● GOAL: Your job is to retype all of the data word for word, leaving every image out.

● AVAILABLE DATA:
start

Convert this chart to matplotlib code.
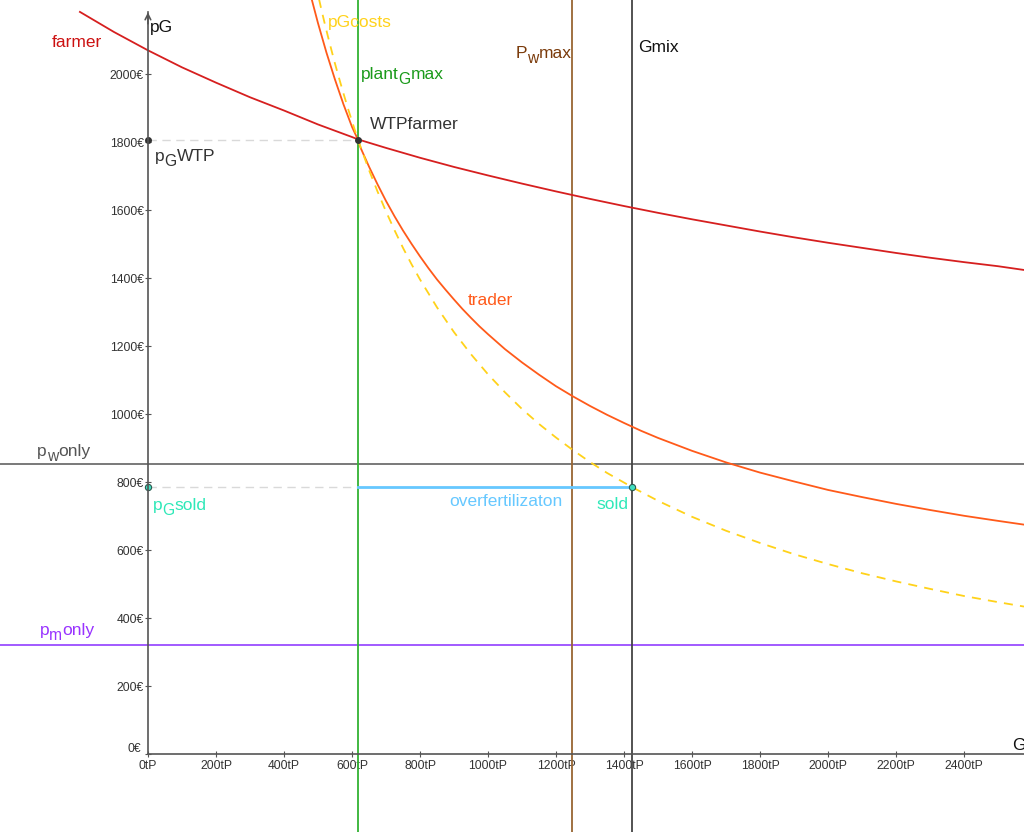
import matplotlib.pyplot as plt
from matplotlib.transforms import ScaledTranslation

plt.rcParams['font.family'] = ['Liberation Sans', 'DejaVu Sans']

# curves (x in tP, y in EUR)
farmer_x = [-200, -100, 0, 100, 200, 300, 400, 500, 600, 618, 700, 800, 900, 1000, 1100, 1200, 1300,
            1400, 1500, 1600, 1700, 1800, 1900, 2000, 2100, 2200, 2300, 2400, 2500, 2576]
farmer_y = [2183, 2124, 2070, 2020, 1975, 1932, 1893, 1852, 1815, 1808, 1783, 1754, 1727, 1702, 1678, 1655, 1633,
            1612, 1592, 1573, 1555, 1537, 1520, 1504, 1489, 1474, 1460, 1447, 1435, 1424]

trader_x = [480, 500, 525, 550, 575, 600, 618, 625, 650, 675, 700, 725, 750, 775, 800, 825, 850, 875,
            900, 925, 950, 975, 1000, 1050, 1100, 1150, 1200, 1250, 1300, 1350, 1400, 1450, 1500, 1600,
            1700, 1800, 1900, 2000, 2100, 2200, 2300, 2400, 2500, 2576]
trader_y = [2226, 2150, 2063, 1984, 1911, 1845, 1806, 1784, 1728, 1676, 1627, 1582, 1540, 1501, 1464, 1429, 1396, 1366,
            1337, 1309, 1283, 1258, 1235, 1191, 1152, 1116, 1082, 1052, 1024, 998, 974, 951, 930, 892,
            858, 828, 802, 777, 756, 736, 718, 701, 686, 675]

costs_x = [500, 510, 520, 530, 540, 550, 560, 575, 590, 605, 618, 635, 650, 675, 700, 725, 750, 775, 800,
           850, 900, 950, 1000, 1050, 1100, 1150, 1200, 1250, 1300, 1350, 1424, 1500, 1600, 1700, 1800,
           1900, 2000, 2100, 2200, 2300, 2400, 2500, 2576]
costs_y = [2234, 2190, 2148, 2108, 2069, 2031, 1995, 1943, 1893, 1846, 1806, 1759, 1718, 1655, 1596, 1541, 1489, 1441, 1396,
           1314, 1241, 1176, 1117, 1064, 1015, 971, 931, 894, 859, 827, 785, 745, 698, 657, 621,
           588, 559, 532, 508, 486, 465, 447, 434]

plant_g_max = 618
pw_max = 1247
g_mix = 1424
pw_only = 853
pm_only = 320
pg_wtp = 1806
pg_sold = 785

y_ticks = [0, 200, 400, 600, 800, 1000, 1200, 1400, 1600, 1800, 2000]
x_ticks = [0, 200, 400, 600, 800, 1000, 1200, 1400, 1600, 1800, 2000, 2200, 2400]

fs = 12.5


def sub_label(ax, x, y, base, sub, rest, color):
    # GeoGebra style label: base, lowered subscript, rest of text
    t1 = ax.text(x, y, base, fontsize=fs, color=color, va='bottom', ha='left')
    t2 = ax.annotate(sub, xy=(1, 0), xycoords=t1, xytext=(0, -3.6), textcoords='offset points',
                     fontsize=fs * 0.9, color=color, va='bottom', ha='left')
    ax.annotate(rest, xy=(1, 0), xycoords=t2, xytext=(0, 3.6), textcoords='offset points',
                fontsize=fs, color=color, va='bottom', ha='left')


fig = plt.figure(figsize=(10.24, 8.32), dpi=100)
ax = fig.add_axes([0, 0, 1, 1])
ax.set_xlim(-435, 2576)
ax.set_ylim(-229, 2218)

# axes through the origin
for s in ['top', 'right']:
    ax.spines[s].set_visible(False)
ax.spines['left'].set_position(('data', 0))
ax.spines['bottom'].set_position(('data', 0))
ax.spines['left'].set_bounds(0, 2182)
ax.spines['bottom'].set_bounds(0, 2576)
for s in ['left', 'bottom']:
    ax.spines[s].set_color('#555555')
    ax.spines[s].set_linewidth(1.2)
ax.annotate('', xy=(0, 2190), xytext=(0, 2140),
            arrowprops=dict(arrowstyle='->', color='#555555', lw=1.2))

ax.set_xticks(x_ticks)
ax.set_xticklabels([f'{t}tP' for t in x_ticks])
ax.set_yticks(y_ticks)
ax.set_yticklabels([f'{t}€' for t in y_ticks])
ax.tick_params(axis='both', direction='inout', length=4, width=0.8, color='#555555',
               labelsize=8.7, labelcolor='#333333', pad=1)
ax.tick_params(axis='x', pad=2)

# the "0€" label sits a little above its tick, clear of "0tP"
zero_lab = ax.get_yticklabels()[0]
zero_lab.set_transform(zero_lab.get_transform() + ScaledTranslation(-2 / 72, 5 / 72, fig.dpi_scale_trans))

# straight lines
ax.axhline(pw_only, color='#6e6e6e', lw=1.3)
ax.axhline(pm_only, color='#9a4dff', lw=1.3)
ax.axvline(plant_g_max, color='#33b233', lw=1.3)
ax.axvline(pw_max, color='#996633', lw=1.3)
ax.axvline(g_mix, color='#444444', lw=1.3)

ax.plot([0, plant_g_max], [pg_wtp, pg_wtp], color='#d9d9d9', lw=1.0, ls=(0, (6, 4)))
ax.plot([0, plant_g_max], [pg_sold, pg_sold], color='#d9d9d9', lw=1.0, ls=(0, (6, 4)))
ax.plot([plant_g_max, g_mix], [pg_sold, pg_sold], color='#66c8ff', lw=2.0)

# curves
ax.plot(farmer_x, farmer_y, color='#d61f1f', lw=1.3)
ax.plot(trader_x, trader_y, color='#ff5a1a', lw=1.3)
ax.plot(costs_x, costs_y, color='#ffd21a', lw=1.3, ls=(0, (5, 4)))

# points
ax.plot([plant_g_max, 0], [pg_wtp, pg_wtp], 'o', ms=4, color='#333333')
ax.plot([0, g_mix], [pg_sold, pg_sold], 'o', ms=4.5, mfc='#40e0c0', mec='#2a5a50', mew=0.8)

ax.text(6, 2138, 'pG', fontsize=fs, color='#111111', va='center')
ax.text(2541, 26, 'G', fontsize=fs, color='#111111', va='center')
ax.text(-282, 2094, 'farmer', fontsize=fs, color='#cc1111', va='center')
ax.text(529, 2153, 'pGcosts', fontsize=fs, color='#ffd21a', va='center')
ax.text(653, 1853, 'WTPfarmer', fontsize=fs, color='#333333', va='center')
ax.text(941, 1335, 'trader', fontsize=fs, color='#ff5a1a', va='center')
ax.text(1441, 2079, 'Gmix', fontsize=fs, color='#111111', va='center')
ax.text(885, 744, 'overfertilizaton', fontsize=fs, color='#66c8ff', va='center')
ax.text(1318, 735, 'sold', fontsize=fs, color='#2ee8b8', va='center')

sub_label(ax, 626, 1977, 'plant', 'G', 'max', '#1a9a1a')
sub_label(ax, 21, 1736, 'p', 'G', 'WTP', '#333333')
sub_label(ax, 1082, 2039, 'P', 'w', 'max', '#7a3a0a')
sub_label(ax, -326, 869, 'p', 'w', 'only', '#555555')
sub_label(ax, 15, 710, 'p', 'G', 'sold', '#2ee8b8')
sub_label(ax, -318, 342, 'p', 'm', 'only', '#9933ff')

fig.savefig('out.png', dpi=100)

end

● TASK RESPONSE:
Convert this chart to matplotlib code.
import matplotlib.pyplot as plt
from matplotlib.transforms import ScaledTranslation

plt.rcParams['font.family'] = ['Liberation Sans', 'DejaVu Sans']

# curves (x in tP, y in EUR)
farmer_x = [-200, -100, 0, 100, 200, 300, 400, 500, 600, 618, 700, 800, 900, 1000, 1100, 1200, 1300,
            1400, 1500, 1600, 1700, 1800, 1900, 2000, 2100, 2200, 2300, 2400, 2500, 2576]
farmer_y = [2183, 2124, 2070, 2020, 1975, 1932, 1893, 1852, 1815, 1808, 1783, 1754, 1727, 1702, 1678, 1655, 1633,
            1612, 1592, 1573, 1555, 1537, 1520, 1504, 1489, 1474, 1460, 1447, 1435, 1424]

trader_x = [480, 500, 525, 550, 575, 600, 618, 625, 650, 675, 700, 725, 750, 775, 800, 825, 850, 875,
            900, 925, 950, 975, 1000, 1050, 1100, 1150, 1200, 1250, 1300, 1350, 1400, 1450, 1500, 1600,
            1700, 1800, 1900, 2000, 2100, 2200, 2300, 2400, 2500, 2576]
trader_y = [2226, 2150, 2063, 1984, 1911, 1845, 1806, 1784, 1728, 1676, 1627, 1582, 1540, 1501, 1464, 1429, 1396, 1366,
            1337, 1309, 1283, 1258, 1235, 1191, 1152, 1116, 1082, 1052, 1024, 998, 974, 951, 930, 892,
            858, 828, 802, 777, 756, 736, 718, 701, 686, 675]

costs_x = [500, 510, 520, 530, 540, 550, 560, 575, 590, 605, 618, 635, 650, 675, 700, 725, 750, 775, 800,
           850, 900, 950, 1000, 1050, 1100, 1150, 1200, 1250, 1300, 1350, 1424, 1500, 1600, 1700, 1800,
           1900, 2000, 2100, 2200, 2300, 2400, 2500, 2576]
costs_y = [2234, 2190, 2148, 2108, 2069, 2031, 1995, 1943, 1893, 1846, 1806, 1759, 1718, 1655, 1596, 1541, 1489, 1441, 1396,
           1314, 1241, 1176, 1117, 1064, 1015, 971, 931, 894, 859, 827, 785, 745, 698, 657, 621,
           588, 559, 532, 508, 486, 465, 447, 434]

plant_g_max = 618
pw_max = 1247
g_mix = 1424
pw_only = 853
pm_only = 320
pg_wtp = 1806
pg_sold = 785

y_ticks = [0, 200, 400, 600, 800, 1000, 1200, 1400, 1600, 1800, 2000]
x_ticks = [0, 200, 400, 600, 800, 1000, 1200, 1400, 1600, 1800, 2000, 2200, 2400]

fs = 12.5


def sub_label(ax, x, y, base, sub, rest, color):
    # GeoGebra style label: base, lowered subscript, rest of text
    t1 = ax.text(x, y, base, fontsize=fs, color=color, va='bottom', ha='left')
    t2 = ax.annotate(sub, xy=(1, 0), xycoords=t1, xytext=(0, -3.6), textcoords='offset points',
                     fontsize=fs * 0.9, color=color, va='bottom', ha='left')
    ax.annotate(rest, xy=(1, 0), xycoords=t2, xytext=(0, 3.6), textcoords='offset points',
                fontsize=fs, color=color, va='bottom', ha='left')


fig = plt.figure(figsize=(10.24, 8.32), dpi=100)
ax = fig.add_axes([0, 0, 1, 1])
ax.set_xlim(-435, 2576)
ax.set_ylim(-229, 2218)

# axes through the origin
for s in ['top', 'right']:
    ax.spines[s].set_visible(False)
ax.spines['left'].set_position(('data', 0))
ax.spines['bottom'].set_position(('data', 0))
ax.spines['left'].set_bounds(0, 2182)
ax.spines['bottom'].set_bounds(0, 2576)
for s in ['left', 'bottom']:
    ax.spines[s].set_color('#555555')
    ax.spines[s].set_linewidth(1.2)
ax.annotate('', xy=(0, 2190), xytext=(0, 2140),
            arrowprops=dict(arrowstyle='->', color='#555555', lw=1.2))

ax.set_xticks(x_ticks)
ax.set_xticklabels([f'{t}tP' for t in x_ticks])
ax.set_yticks(y_ticks)
ax.set_yticklabels([f'{t}€' for t in y_ticks])
ax.tick_params(axis='both', direction='inout', length=4, width=0.8, color='#555555',
               labelsize=8.7, labelcolor='#333333', pad=1)
ax.tick_params(axis='x', pad=2)

# the "0€" label sits a little above its tick, clear of "0tP"
zero_lab = ax.get_yticklabels()[0]
zero_lab.set_transform(zero_lab.get_transform() + ScaledTranslation(-2 / 72, 5 / 72, fig.dpi_scale_trans))

# straight lines
ax.axhline(pw_only, color='#6e6e6e', lw=1.3)
ax.axhline(pm_only, color='#9a4dff', lw=1.3)
ax.axvline(plant_g_max, color='#33b233', lw=1.3)
ax.axvline(pw_max, color='#996633', lw=1.3)
ax.axvline(g_mix, color='#444444', lw=1.3)

ax.plot([0, plant_g_max], [pg_wtp, pg_wtp], color='#d9d9d9', lw=1.0, ls=(0, (6, 4)))
ax.plot([0, plant_g_max], [pg_sold, pg_sold], color='#d9d9d9', lw=1.0, ls=(0, (6, 4)))
ax.plot([plant_g_max, g_mix], [pg_sold, pg_sold], color='#66c8ff', lw=2.0)

# curves
ax.plot(farmer_x, farmer_y, color='#d61f1f', lw=1.3)
ax.plot(trader_x, trader_y, color='#ff5a1a', lw=1.3)
ax.plot(costs_x, costs_y, color='#ffd21a', lw=1.3, ls=(0, (5, 4)))

# points
ax.plot([plant_g_max, 0], [pg_wtp, pg_wtp], 'o', ms=4, color='#333333')
ax.plot([0, g_mix], [pg_sold, pg_sold], 'o', ms=4.5, mfc='#40e0c0', mec='#2a5a50', mew=0.8)

ax.text(6, 2138, 'pG', fontsize=fs, color='#111111', va='center')
ax.text(2541, 26, 'G', fontsize=fs, color='#111111', va='center')
ax.text(-282, 2094, 'farmer', fontsize=fs, color='#cc1111', va='center')
ax.text(529, 2153, 'pGcosts', fontsize=fs, color='#ffd21a', va='center')
ax.text(653, 1853, 'WTPfarmer', fontsize=fs, color='#333333', va='center')
ax.text(941, 1335, 'trader', fontsize=fs, color='#ff5a1a', va='center')
ax.text(1441, 2079, 'Gmix', fontsize=fs, color='#111111', va='center')
ax.text(885, 744, 'overfertilizaton', fontsize=fs, color='#66c8ff', va='center')
ax.text(1318, 735, 'sold', fontsize=fs, color='#2ee8b8', va='center')

sub_label(ax, 626, 1977, 'plant', 'G', 'max', '#1a9a1a')
sub_label(ax, 21, 1736, 'p', 'G', 'WTP', '#333333')
sub_label(ax, 1082, 2039, 'P', 'w', 'max', '#7a3a0a')
sub_label(ax, -326, 869, 'p', 'w', 'only', '#555555')
sub_label(ax, 15, 710, 'p', 'G', 'sold', '#2ee8b8')
sub_label(ax, -318, 342, 'p', 'm', 'only', '#9933ff')

fig.savefig('out.png', dpi=100)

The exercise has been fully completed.